## Job
Using the data below, copy every line that contains the word "React".

• • • • •

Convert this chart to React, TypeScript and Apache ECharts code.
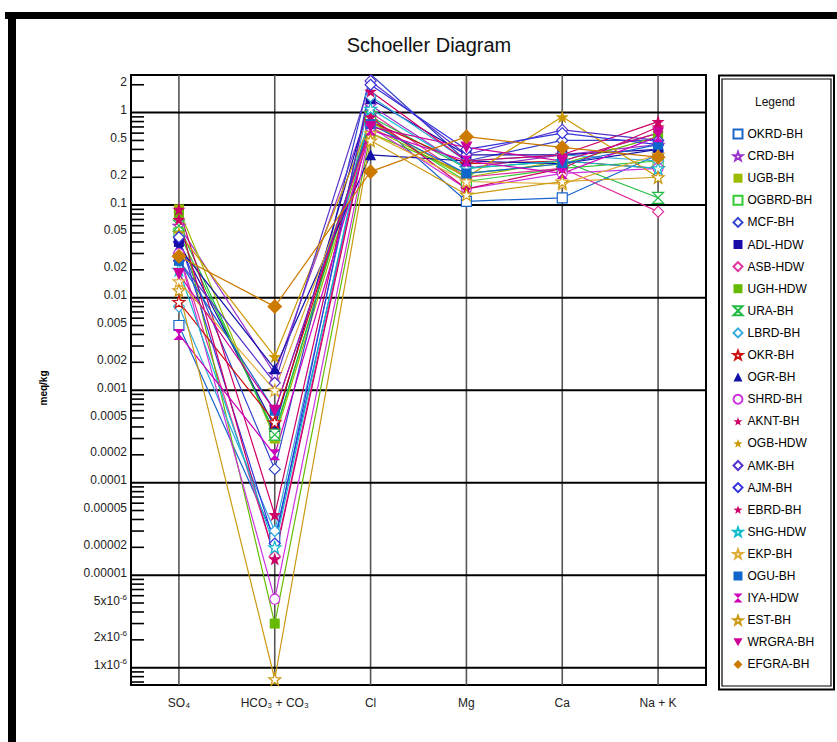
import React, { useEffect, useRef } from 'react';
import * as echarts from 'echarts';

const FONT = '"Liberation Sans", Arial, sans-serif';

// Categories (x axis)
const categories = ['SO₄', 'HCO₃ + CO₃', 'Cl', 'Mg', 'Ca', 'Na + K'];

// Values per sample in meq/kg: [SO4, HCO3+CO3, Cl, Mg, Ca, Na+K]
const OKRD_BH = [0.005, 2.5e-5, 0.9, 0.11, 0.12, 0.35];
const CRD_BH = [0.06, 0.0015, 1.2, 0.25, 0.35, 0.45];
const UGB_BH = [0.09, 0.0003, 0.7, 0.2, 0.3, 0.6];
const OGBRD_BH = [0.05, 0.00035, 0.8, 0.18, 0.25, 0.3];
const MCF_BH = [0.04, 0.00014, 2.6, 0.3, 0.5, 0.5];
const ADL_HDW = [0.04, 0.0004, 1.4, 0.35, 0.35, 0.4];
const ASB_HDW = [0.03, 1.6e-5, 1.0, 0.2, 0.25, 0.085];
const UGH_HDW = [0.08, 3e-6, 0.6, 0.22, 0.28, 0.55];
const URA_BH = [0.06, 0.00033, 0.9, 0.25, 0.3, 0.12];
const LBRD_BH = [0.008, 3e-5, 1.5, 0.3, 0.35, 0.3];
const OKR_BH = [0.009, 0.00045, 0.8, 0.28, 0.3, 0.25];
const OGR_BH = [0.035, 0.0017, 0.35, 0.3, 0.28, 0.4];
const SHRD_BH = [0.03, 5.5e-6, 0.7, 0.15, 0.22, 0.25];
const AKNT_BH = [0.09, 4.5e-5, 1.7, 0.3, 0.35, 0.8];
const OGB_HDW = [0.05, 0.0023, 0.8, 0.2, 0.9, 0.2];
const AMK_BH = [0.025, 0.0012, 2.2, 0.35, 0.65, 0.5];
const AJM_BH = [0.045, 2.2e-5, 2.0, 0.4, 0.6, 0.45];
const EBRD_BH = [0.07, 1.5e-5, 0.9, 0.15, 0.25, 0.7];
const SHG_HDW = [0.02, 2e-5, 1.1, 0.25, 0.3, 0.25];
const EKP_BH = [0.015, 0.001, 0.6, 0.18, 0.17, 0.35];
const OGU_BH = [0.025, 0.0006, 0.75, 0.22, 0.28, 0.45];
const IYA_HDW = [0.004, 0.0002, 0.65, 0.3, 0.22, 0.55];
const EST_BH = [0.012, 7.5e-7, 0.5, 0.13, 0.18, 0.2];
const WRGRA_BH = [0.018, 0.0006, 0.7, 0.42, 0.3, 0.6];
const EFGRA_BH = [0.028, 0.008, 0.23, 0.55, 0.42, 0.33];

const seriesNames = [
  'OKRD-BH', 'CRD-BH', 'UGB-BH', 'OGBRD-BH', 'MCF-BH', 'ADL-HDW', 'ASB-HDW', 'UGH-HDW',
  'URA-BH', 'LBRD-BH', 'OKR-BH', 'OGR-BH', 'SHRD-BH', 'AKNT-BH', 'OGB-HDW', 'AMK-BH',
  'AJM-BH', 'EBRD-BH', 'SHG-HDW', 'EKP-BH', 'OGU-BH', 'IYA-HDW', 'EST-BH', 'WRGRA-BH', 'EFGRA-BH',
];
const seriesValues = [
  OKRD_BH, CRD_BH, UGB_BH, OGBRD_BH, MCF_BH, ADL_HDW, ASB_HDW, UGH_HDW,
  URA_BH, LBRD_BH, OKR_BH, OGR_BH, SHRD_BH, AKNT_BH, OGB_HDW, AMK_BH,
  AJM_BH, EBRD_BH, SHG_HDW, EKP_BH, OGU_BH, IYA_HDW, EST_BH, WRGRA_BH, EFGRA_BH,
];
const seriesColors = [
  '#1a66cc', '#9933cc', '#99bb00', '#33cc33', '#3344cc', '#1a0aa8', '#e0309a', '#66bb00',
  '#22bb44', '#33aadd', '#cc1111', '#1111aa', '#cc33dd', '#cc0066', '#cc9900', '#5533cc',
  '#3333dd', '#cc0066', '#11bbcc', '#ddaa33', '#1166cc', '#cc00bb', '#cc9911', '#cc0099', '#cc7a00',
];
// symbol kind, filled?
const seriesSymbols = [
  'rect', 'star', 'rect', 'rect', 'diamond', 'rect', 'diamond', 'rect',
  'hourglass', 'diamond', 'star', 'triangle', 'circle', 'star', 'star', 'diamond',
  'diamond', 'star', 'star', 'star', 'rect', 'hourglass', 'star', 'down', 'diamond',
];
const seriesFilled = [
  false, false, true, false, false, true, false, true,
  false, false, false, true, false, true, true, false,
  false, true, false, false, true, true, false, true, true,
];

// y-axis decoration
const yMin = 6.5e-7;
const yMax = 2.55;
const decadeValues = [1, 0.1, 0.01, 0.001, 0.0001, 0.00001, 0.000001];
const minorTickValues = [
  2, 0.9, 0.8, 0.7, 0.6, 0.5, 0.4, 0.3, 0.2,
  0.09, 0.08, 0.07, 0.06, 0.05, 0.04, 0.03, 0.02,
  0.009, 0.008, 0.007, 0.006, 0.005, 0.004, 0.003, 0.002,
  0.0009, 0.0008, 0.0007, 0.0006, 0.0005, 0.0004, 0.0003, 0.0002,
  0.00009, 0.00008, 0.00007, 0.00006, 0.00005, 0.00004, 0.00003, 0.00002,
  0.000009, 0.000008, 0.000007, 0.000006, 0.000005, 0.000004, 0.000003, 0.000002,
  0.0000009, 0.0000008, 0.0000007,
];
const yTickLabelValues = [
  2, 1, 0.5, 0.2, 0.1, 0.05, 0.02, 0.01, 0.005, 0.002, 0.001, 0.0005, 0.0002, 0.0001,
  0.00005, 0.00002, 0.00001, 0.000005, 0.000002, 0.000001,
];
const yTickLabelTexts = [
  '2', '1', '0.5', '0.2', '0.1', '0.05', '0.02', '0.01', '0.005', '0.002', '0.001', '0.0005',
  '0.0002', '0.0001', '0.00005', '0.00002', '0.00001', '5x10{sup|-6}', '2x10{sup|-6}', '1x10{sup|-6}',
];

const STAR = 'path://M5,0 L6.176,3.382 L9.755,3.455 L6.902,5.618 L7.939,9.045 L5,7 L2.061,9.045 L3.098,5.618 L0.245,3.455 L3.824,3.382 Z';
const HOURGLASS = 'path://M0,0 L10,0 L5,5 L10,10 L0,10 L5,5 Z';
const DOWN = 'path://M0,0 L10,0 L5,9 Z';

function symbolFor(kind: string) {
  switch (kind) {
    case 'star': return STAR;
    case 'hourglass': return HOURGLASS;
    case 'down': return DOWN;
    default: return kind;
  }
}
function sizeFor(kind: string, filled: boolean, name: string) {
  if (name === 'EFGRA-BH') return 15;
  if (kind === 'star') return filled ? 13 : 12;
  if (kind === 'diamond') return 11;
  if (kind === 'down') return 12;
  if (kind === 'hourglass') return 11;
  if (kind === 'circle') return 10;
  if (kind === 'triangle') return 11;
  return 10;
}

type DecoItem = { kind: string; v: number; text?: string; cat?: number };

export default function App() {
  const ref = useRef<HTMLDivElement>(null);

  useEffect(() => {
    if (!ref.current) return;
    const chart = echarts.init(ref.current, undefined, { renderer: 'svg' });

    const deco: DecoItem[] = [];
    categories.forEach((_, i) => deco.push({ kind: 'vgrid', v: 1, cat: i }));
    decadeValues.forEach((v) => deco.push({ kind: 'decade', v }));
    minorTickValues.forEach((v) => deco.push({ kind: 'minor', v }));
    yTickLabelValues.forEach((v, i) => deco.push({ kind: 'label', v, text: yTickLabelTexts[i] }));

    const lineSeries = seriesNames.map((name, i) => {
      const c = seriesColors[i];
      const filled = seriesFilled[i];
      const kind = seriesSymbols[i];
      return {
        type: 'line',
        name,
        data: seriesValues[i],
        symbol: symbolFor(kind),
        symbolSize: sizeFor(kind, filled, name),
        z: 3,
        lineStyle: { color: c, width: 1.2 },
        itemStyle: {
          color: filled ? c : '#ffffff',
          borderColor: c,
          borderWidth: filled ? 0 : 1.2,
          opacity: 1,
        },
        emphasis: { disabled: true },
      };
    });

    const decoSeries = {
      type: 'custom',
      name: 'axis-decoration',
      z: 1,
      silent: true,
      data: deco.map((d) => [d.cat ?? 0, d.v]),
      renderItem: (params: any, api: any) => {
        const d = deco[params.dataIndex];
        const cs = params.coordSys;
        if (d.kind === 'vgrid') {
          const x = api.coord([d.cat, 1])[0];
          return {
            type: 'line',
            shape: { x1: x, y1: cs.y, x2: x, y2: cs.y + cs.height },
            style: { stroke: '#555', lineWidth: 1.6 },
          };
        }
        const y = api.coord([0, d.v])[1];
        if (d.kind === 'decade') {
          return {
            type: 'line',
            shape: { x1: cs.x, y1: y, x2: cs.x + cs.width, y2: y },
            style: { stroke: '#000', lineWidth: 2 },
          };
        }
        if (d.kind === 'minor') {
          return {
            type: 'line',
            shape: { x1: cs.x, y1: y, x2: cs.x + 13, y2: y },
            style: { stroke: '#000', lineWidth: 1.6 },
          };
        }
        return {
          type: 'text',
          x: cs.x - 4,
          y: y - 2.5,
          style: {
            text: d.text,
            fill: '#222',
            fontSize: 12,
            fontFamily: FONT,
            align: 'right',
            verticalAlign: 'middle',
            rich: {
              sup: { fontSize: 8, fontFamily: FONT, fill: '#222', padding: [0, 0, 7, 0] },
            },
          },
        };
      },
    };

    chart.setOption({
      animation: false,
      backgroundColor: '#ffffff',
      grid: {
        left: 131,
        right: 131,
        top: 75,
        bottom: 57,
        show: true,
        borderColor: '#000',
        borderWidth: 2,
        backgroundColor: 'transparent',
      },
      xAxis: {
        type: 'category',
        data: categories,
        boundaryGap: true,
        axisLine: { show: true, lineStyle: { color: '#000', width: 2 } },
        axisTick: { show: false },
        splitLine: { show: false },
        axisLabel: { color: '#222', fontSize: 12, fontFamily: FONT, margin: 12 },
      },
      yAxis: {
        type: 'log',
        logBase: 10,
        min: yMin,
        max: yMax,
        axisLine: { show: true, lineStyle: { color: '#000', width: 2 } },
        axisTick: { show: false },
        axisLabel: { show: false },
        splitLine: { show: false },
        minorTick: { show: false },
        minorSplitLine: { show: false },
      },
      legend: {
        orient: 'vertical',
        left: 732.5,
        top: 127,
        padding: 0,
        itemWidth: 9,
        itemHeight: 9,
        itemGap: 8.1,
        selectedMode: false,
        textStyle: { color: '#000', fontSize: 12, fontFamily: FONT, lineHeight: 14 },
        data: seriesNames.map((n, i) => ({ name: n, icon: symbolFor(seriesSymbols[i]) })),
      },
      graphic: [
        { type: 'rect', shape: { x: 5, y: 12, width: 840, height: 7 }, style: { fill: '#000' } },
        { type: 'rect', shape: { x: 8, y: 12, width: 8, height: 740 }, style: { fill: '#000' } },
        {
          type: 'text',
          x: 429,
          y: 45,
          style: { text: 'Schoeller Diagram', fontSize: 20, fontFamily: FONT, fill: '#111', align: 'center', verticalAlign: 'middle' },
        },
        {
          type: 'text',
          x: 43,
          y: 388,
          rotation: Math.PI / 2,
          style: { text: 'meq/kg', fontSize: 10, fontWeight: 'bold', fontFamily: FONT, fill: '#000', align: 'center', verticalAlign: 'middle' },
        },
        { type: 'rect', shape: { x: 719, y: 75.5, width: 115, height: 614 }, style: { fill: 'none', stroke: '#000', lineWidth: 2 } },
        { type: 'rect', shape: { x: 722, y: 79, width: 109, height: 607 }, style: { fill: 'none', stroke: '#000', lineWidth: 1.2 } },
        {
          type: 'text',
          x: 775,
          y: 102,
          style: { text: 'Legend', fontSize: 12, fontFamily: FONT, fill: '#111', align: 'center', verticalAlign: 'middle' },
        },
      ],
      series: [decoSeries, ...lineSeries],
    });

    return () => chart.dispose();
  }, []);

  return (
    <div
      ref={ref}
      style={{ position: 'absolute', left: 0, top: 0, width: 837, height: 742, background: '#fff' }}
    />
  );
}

• • • • •

## Final result
Convert this chart to React, TypeScript and Apache ECharts code.
import React, { useEffect, useRef } from 'react';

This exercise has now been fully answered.